NAMM Show Preview: Numberz Digital Audio Lab

2011 NAMM Show: Tiptop Audio is introducing Numberz – a USB device that communicates with a software front-end (for PC) and can be used to download DSP programs and display text to blank, non-volatile cartridges for use with the Z-DSP.

Here’s what Tiptop Audio has to say about Numberz:

This is designed to let you use a wide variety of DSP programs that are freely available on the Web, examples of which are available from the Spin Semi website. There are even more on the Spin Semi forum where FV-1 users were kind enough to share their creations.

Some of those programs are very cool and some are not, it really depend on what you are looking for. I really like some of the Reverbs, but not everything appeals to my personal sonic tastes.

How does it work? Before using it for the first time you will have to install drivers, but then just connect the USB cable, place Numberz in front of you, and insert a blank or used cartridge into the Numberz’s cartridge socket. Then, with a few mouse clicks and the help of SpinAsm and Pickit2 software, you can ‘burn’ a cartridge. You can burn a single program or a complete project with up to eight programs and write your own text that will appear on the Z-DSP display.

(The downloads currently available on the Spin Semi website do not contain the text file for the display, but users can write their own and we’ll talk more about it as Numberz becomes available.)

Numberz can also act as a real-time programmer for the Z-DSP. Just connect the USB cable, insert a cartridge into the Numberz’s cartridge socket, flip the Numberz unit over so the cartridge is facing down and insert Numberz into the cartridge socket of your Z-DSP. The Z-DSP will ‘see’ Numberz and communicate with it.

This will let you use Numberz to write, test, and debug programs and hear the results in real-time. No need to power cycle, just write your code, click ‘Download’ and Numberz will do it all for you. The Z-DSP will load the new program and you will hear your changes instantly.

Numberz is intended to be an open source development environment, so anyone out there interested in developing new DSP programs, or even tools for Numberz is invited and encouraged to do so. You are free to do whatever you want: share, sell, no restrictions.

Numberz will be sold with three blank cartridges that are good for approximately 10,000 “burns”.

Additional blank cartridges will be available from our distributors.

I also wanted to talk a little bit about the FV-1 DSP chip and its capabilities and limitations. This is important to me because I want to make sure people know what to expect to avoid any frustration or disappointment.

The FV-1 DSP processor is not intended to match the processing power of your computer or high-end multi-effect boxes, so don’t expect intensive DSP vocoder or heavy granular effects like you might find in your plug-ins.
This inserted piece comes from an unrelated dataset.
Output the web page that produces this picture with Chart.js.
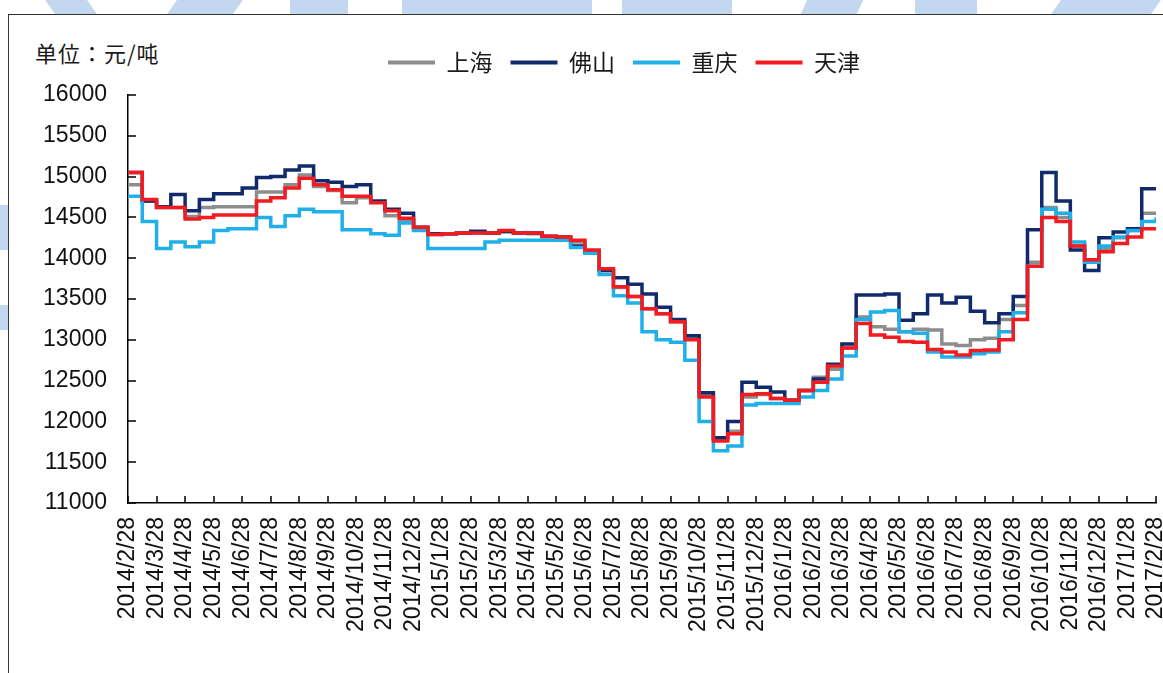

The Z-DSP as a whole is built to do something very different with DSP code. It has CV inputs, program-execution/sample rate clock input, stereo analog VC-Feedbacks, analog VC-Mix, and VC/Gate program switching; all these were made so that digital audio can be bent/stretched/deformed/distorted by interacting with your modules. So, all of a sudden, a digital delay does not sound like a delay but something completely different. That is the concept.

Numberz is designed to help to push this concept to the next level by providing the tools for the talented minds in our vibrant and some time crazy little community to come up and further extend the library of these digital audio algorithms.

Numberz will probably be in the range of $150 and blank cartridges should run for a couple of bucks.

Sorry it took so long and I really appreciate those who were patient and supportive! At the same time, I fully understand those who didn’t want to wait any longer. This was a complex project that went through a lot of ups and downs, not the least of which was the sudden death of Keith Barr, the designer of the FV-1 DSP chip and the owner of Spin Semi.

Numberz is dedicated to the memory of Keith Barr.